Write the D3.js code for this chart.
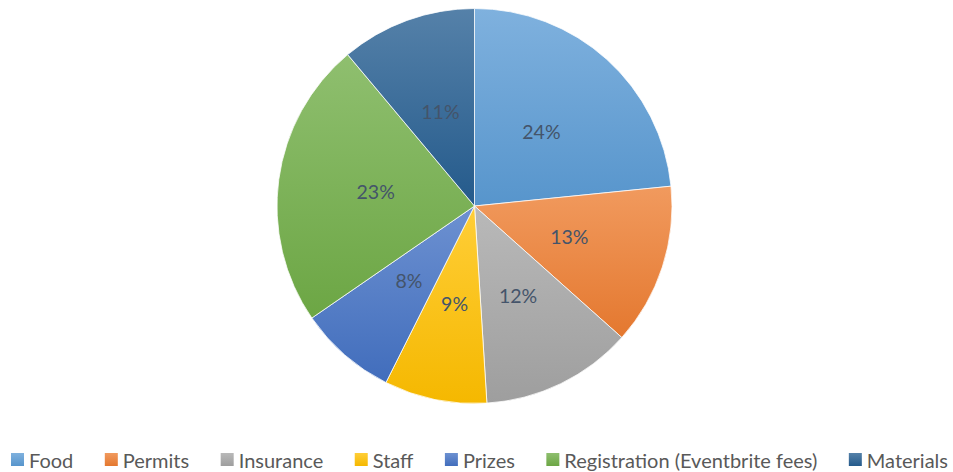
<!DOCTYPE html>
<html>
<head>
<meta charset="utf-8">
<script src="https://cdn.jsdelivr.net/npm/d3@7"></script>
<style>
  body { margin: 0; background: #fff; }
  svg text { font-family: Lato, "Open Sans", sans-serif; }
</style>
</head>
<body>
<div id="chart"></div>
<script>
const categories = ["Food", "Permits", "Insurance", "Staff", "Prizes", "Registration (Eventbrite fees)", "Materials"];
// slice sizes
const shares = [23.4, 13.2, 12.4, 8.4, 8.0, 23.5, 11.1];
// labels as printed on the chart
const labels = ["24%", "13%", "12%", "9%", "8%", "23%", "11%"];
const colors = ["#5B9BD5", "#ED7D31", "#A5A5A5", "#FFC000", "#4472C4", "#70AD47", "#255E91"];

const width = 953, height = 472;
const cx = 474.5, cy = 206, radius = 197.5;

const svg = d3.select("#chart")
    .append("svg")
    .attr("width", width)
    .attr("height", height);

const defs = svg.append("defs");
colors.forEach(function (c, i) {
    const g = defs.append("linearGradient")
        .attr("id", "grad" + i)
        .attr("x1", 0).attr("y1", 0).attr("x2", 0).attr("y2", 1);
    g.append("stop").attr("offset", "0%").attr("stop-color", d3.interpolateRgb(c, "#fff")(0.22));
    g.append("stop").attr("offset", "100%").attr("stop-color", d3.interpolateRgb(c, "#000")(0.04));
});

const pie = d3.pie().sort(null).value(d => d);
const arcs = pie(shares);

const arc = d3.arc().innerRadius(0).outerRadius(radius);
const labelArc = d3.arc().innerRadius(radius * 0.505).outerRadius(radius * 0.505);

const g = svg.append("g").attr("transform", "translate(" + cx + "," + cy + ")");

g.selectAll("path")
    .data(arcs)
    .join("path")
    .attr("d", arc)
    .attr("fill", (d, i) => "url(#grad" + i + ")")
    .attr("stroke", "#fff")
    .attr("stroke-width", 0.75);

g.selectAll("text")
    .data(arcs)
    .join("text")
    .attr("transform", d => "translate(" + labelArc.centroid(d) + ")")
    .attr("text-anchor", "middle")
    .attr("dy", "0.35em")
    .style("font-size", "19.5px")
    .style("fill", "#44546A")
    .text((d, i) => labels[i]);

// legend
const legend = svg.append("g");
const items = legend.selectAll("g")
    .data(categories)
    .join("g");

items.append("rect")
    .attr("y", 453)
    .attr("width", 13)
    .attr("height", 13)
    .attr("fill", (d, i) => "url(#grad" + i + ")");

items.append("text")
    .attr("x", 18)
    .attr("y", 468)
    .style("font-size", "20px")
    .style("fill", "#595959")
    .text(d => d);

let widths = [];
items.each(function () {
    widths.push(18 + this.querySelector("text").getComputedTextLength());
});
const left = 11, right = 948;
const gap = (right - left - d3.sum(widths)) / (widths.length - 1);
let x = left;
items.attr("transform", function (d, i) {
    const t = "translate(" + x + ",0)";
    x += widths[i] + gap;
    return t;
});
</script>
</body>
</html>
+++
Drop the images and repeat the data exactly.

- [ANSWER TO THIS PROBLEM]:
Write the D3.js code for this chart.
<!DOCTYPE html>
<html>
<head>
<meta charset="utf-8">
<script src="https://cdn.jsdelivr.net/npm/d3@7"></script>
<style>
  body { margin: 0; background: #fff; }
  svg text { font-family: Lato, "Open Sans", sans-serif; }
</style>
</head>
<body>
<div id="chart"></div>
<script>
const categories = ["Food", "Permits", "Insurance", "Staff", "Prizes", "Registration (Eventbrite fees)", "Materials"];
// slice sizes
const shares = [23.4, 13.2, 12.4, 8.4, 8.0, 23.5, 11.1];
// labels as printed on the chart
const labels = ["24%", "13%", "12%", "9%", "8%", "23%", "11%"];
const colors = ["#5B9BD5", "#ED7D31", "#A5A5A5", "#FFC000", "#4472C4", "#70AD47", "#255E91"];

const width = 953, height = 472;
const cx = 474.5, cy = 206, radius = 197.5;

const svg = d3.select("#chart")
    .append("svg")
    .attr("width", width)
    .attr("height", height);

const defs = svg.append("defs");
colors.forEach(function (c, i) {
    const g = defs.append("linearGradient")
        .attr("id", "grad" + i)
        .attr("x1", 0).attr("y1", 0).attr("x2", 0).attr("y2", 1);
    g.append("stop").attr("offset", "0%").attr("stop-color", d3.interpolateRgb(c, "#fff")(0.22));
    g.append("stop").attr("offset", "100%").attr("stop-color", d3.interpolateRgb(c, "#000")(0.04));
});

const pie = d3.pie().sort(null).value(d => d);
const arcs = pie(shares);

const arc = d3.arc().innerRadius(0).outerRadius(radius);
const labelArc = d3.arc().innerRadius(radius * 0.505).outerRadius(radius * 0.505);

const g = svg.append("g").attr("transform", "translate(" + cx + "," + cy + ")");

g.selectAll("path")
    .data(arcs)
    .join("path")
    .attr("d", arc)
    .attr("fill", (d, i) => "url(#grad" + i + ")")
    .attr("stroke", "#fff")
    .attr("stroke-width", 0.75);

g.selectAll("text")
    .data(arcs)
    .join("text")
    .attr("transform", d => "translate(" + labelArc.centroid(d) + ")")
    .attr("text-anchor", "middle")
    .attr("dy", "0.35em")
    .style("font-size", "19.5px")
    .style("fill", "#44546A")
    .text((d, i) => labels[i]);

// legend
const legend = svg.append("g");
const items = legend.selectAll("g")
    .data(categories)
    .join("g");

items.append("rect")
    .attr("y", 453)
    .attr("width", 13)
    .attr("height", 13)
    .attr("fill", (d, i) => "url(#grad" + i + ")");

items.append("text")
    .attr("x", 18)
    .attr("y", 468)
    .style("font-size", "20px")
    .style("fill", "#595959")
    .text(d => d);

let widths = [];
items.each(function () {
    widths.push(18 + this.querySelector("text").getComputedTextLength());
});
const left = 11, right = 948;
const gap = (right - left - d3.sum(widths)) / (widths.length - 1);
let x = left;
items.attr("transform", function (d, i) {
    const t = "translate(" + x + ",0)";
    x += widths[i] + gap;
    return t;
});
</script>
</body>
</html>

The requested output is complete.